• **Exercise requirements**: Your task is to print exactly the lines from the line that contains "Write a LaTeX" through the line that contains "(24.5,736) -- cycle;", with pictures left out.

#####

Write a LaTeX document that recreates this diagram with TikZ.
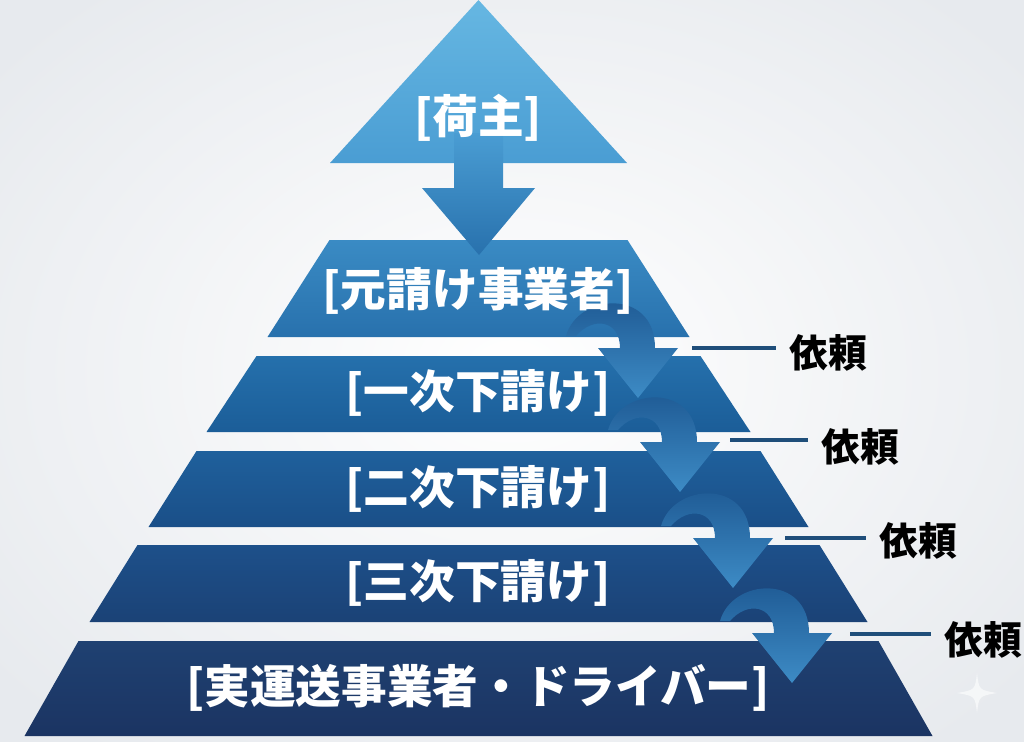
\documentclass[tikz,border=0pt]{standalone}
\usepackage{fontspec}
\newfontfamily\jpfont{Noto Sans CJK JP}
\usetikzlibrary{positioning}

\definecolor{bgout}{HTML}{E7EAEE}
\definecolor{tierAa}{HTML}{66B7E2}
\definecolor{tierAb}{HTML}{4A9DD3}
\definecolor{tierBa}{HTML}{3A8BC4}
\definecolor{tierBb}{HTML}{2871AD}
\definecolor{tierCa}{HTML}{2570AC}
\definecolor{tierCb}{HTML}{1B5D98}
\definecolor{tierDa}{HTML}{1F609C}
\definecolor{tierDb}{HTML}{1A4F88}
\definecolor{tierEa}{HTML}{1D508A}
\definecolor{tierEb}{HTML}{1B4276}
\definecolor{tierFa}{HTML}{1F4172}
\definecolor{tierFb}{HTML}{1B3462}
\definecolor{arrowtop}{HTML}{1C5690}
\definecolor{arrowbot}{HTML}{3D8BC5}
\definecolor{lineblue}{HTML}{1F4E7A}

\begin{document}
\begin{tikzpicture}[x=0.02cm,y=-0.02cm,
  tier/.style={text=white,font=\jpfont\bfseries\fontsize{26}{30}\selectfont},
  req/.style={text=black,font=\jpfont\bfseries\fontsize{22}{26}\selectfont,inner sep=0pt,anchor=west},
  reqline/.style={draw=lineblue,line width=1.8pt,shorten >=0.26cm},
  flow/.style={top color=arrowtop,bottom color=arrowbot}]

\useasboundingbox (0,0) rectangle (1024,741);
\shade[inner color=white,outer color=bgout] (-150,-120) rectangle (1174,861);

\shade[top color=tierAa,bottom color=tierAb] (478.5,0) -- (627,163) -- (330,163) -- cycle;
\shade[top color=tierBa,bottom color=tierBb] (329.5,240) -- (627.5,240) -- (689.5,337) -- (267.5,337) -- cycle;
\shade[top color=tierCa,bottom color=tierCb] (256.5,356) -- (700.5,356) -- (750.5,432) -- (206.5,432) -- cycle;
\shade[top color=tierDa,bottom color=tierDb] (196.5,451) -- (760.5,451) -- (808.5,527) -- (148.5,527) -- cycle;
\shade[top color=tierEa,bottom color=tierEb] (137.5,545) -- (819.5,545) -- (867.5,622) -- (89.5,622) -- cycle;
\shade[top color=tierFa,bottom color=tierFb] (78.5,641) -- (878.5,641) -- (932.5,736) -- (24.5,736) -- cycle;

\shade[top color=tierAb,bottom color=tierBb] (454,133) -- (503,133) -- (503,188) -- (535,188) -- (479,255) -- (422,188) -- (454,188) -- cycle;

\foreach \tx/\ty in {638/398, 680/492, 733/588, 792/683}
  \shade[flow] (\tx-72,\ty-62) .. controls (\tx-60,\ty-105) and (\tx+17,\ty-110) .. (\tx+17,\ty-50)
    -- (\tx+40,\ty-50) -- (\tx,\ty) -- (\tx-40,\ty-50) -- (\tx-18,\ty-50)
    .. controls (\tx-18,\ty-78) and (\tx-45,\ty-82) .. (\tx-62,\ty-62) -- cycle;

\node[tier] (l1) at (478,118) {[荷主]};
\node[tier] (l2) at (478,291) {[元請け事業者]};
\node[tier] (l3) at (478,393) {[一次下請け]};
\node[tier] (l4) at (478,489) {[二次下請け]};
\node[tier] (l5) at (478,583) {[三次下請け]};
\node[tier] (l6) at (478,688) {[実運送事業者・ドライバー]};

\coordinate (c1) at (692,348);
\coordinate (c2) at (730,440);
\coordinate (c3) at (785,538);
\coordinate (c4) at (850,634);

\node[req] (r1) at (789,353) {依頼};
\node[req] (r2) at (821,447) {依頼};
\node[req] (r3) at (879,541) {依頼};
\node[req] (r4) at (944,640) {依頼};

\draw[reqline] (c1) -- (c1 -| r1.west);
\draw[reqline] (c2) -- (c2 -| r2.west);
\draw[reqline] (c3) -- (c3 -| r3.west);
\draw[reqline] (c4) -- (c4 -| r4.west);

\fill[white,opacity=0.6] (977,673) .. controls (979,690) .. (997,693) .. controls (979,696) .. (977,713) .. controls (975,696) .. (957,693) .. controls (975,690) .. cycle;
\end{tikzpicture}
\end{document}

#####

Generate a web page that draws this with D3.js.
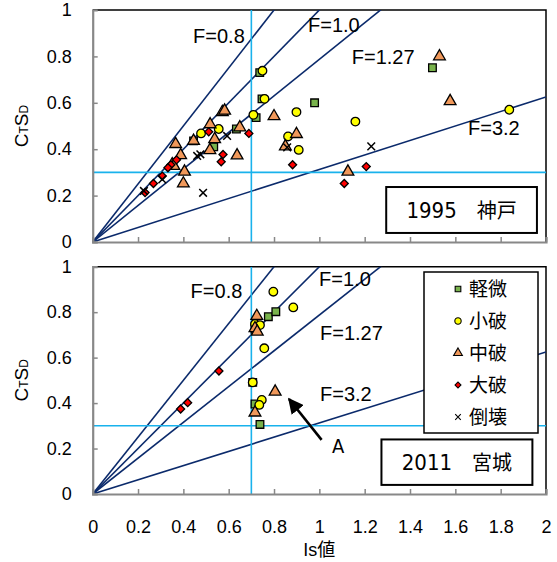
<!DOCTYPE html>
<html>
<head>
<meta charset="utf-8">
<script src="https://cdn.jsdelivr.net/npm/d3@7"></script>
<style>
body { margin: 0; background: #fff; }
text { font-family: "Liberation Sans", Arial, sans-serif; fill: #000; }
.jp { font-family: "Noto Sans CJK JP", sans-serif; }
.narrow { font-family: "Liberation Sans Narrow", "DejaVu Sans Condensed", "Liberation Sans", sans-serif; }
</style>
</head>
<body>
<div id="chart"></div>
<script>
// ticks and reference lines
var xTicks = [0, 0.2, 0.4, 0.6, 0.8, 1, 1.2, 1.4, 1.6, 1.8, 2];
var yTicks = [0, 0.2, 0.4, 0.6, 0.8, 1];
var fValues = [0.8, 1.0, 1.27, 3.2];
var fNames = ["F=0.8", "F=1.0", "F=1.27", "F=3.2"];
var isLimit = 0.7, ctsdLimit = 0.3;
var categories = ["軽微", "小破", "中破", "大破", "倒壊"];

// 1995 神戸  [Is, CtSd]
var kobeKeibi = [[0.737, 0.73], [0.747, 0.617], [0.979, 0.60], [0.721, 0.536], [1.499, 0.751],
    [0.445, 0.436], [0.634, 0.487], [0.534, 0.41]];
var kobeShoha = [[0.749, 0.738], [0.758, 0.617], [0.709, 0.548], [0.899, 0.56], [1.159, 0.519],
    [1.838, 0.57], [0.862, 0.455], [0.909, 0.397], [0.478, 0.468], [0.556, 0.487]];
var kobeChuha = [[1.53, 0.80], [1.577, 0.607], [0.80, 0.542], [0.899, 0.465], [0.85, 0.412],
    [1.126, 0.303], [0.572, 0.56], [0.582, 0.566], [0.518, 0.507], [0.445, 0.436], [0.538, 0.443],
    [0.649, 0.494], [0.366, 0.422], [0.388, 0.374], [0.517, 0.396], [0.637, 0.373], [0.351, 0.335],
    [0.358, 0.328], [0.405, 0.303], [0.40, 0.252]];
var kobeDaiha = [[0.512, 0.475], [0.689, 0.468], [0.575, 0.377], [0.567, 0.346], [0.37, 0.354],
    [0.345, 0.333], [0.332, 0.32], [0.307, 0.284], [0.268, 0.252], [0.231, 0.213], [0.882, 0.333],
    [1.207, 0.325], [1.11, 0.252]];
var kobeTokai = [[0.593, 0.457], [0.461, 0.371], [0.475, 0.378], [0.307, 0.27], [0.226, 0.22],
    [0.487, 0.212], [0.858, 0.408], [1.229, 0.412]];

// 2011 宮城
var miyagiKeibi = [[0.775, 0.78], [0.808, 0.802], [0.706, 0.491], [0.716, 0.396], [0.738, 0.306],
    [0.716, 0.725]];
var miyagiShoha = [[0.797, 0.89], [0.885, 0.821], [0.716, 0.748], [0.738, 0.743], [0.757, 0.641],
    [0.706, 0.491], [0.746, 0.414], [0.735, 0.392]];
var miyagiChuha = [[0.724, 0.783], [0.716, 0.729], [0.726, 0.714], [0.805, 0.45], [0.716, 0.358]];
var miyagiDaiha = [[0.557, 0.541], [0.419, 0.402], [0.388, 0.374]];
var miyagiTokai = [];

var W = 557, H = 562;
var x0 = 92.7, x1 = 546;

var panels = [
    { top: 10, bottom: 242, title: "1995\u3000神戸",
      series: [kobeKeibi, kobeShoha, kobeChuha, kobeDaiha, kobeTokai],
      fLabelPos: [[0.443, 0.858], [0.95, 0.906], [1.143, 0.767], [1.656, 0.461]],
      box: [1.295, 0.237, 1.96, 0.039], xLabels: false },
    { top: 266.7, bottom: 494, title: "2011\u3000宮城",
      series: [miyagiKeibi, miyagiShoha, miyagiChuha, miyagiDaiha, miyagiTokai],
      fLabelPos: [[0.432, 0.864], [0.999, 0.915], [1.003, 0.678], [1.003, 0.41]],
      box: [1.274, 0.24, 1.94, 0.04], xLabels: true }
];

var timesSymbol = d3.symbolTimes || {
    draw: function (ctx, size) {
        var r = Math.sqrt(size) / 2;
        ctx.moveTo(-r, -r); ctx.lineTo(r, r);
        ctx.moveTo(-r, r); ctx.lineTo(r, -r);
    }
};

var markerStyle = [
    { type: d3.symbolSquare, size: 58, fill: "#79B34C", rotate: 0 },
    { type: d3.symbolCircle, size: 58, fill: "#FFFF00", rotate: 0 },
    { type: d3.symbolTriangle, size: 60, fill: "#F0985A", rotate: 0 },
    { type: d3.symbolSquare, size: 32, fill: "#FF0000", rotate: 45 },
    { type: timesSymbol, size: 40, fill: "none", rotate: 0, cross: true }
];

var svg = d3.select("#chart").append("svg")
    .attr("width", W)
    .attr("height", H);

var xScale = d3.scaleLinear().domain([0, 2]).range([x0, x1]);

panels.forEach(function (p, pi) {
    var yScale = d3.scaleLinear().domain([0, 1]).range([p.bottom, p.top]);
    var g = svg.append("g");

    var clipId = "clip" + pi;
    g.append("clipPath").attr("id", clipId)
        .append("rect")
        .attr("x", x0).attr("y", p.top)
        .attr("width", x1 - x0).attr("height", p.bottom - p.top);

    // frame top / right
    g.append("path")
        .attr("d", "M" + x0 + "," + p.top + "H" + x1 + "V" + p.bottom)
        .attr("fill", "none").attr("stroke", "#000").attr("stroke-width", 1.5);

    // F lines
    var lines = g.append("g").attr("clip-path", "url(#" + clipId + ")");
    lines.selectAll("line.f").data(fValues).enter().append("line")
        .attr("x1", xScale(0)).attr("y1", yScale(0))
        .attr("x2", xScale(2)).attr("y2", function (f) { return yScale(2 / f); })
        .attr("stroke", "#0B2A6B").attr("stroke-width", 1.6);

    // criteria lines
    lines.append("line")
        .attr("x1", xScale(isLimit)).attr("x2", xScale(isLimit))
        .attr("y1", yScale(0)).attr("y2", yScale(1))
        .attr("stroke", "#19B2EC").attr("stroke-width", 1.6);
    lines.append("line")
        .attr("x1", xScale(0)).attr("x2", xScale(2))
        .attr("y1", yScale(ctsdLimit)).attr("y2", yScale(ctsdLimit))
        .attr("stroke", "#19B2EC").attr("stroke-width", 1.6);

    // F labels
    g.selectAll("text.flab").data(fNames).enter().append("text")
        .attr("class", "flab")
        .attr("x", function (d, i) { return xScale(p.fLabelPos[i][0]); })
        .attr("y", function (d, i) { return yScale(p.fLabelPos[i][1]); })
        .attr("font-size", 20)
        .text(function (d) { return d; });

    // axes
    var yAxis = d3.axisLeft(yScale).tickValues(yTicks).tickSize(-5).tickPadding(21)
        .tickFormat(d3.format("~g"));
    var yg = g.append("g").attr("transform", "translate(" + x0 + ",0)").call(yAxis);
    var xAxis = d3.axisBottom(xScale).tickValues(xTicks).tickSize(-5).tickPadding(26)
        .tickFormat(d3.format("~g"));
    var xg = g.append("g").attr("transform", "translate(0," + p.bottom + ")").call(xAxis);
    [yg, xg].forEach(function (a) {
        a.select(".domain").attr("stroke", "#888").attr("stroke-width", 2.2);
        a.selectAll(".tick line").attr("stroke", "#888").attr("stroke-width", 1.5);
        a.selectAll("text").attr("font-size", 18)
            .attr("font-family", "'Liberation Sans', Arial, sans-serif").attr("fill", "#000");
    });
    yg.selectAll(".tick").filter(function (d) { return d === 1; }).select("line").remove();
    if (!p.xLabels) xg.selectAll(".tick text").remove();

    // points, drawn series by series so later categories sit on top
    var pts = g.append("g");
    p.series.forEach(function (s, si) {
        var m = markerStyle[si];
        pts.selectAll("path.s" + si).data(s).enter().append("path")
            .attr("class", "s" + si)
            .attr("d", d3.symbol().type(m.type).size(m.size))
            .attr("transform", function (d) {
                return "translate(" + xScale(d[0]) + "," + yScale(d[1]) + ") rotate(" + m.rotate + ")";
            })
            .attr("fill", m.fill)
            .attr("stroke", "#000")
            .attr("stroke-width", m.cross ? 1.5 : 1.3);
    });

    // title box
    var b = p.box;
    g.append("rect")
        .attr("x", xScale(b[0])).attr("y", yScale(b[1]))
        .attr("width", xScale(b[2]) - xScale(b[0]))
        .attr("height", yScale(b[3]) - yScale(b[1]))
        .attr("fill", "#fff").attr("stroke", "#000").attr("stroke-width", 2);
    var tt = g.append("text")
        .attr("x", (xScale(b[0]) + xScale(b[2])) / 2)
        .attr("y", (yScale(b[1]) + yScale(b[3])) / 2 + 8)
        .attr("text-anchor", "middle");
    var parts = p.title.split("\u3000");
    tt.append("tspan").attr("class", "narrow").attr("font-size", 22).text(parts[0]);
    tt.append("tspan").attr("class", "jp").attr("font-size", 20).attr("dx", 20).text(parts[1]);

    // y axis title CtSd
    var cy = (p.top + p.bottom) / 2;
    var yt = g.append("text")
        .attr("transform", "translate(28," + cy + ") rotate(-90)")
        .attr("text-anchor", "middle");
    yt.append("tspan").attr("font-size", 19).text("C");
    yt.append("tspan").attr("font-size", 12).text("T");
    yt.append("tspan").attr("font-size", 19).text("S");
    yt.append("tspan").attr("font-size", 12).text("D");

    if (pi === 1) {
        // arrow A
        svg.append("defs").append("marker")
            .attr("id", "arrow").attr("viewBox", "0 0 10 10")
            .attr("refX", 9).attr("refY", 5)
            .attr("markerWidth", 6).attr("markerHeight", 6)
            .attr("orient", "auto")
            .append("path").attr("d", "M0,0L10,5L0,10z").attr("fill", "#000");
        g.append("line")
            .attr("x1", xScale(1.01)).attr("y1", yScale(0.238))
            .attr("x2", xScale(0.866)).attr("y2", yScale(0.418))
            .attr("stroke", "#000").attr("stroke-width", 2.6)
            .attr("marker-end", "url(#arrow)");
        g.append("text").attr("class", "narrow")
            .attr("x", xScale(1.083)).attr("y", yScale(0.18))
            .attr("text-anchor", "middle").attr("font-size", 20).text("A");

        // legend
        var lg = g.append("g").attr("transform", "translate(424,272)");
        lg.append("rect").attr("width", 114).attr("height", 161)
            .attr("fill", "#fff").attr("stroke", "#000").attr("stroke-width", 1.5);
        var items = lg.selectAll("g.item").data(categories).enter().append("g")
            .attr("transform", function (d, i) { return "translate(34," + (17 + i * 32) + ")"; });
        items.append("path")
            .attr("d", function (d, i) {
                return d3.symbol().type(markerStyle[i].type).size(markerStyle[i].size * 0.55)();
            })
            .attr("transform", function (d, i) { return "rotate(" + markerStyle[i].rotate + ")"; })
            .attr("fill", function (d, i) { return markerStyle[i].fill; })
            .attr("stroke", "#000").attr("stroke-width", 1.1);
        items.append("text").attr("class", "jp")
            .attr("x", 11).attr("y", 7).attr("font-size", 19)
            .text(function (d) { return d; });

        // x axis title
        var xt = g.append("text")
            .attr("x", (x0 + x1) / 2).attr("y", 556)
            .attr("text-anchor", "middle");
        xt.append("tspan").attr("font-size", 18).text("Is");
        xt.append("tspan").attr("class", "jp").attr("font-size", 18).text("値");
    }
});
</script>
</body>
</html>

#####

• **Exercise response**:
Write a LaTeX document that recreates this diagram with TikZ.
\documentclass[tikz,border=0pt]{standalone}
\usepackage{fontspec}
\newfontfamily\jpfont{Noto Sans CJK JP}
\usetikzlibrary{positioning}

\definecolor{bgout}{HTML}{E7EAEE}
\definecolor{tierAa}{HTML}{66B7E2}
\definecolor{tierAb}{HTML}{4A9DD3}
\definecolor{tierBa}{HTML}{3A8BC4}
\definecolor{tierBb}{HTML}{2871AD}
\definecolor{tierCa}{HTML}{2570AC}
\definecolor{tierCb}{HTML}{1B5D98}
\definecolor{tierDa}{HTML}{1F609C}
\definecolor{tierDb}{HTML}{1A4F88}
\definecolor{tierEa}{HTML}{1D508A}
\definecolor{tierEb}{HTML}{1B4276}
\definecolor{tierFa}{HTML}{1F4172}
\definecolor{tierFb}{HTML}{1B3462}
\definecolor{arrowtop}{HTML}{1C5690}
\definecolor{arrowbot}{HTML}{3D8BC5}
\definecolor{lineblue}{HTML}{1F4E7A}

\begin{document}
\begin{tikzpicture}[x=0.02cm,y=-0.02cm,
  tier/.style={text=white,font=\jpfont\bfseries\fontsize{26}{30}\selectfont},
  req/.style={text=black,font=\jpfont\bfseries\fontsize{22}{26}\selectfont,inner sep=0pt,anchor=west},
  reqline/.style={draw=lineblue,line width=1.8pt,shorten >=0.26cm},
  flow/.style={top color=arrowtop,bottom color=arrowbot}]

\useasboundingbox (0,0) rectangle (1024,741);
\shade[inner color=white,outer color=bgout] (-150,-120) rectangle (1174,861);

\shade[top color=tierAa,bottom color=tierAb] (478.5,0) -- (627,163) -- (330,163) -- cycle;
\shade[top color=tierBa,bottom color=tierBb] (329.5,240) -- (627.5,240) -- (689.5,337) -- (267.5,337) -- cycle;
\shade[top color=tierCa,bottom color=tierCb] (256.5,356) -- (700.5,356) -- (750.5,432) -- (206.5,432) -- cycle;
\shade[top color=tierDa,bottom color=tierDb] (196.5,451) -- (760.5,451) -- (808.5,527) -- (148.5,527) -- cycle;
\shade[top color=tierEa,bottom color=tierEb] (137.5,545) -- (819.5,545) -- (867.5,622) -- (89.5,622) -- cycle;
\shade[top color=tierFa,bottom color=tierFb] (78.5,641) -- (878.5,641) -- (932.5,736) -- (24.5,736) -- cycle;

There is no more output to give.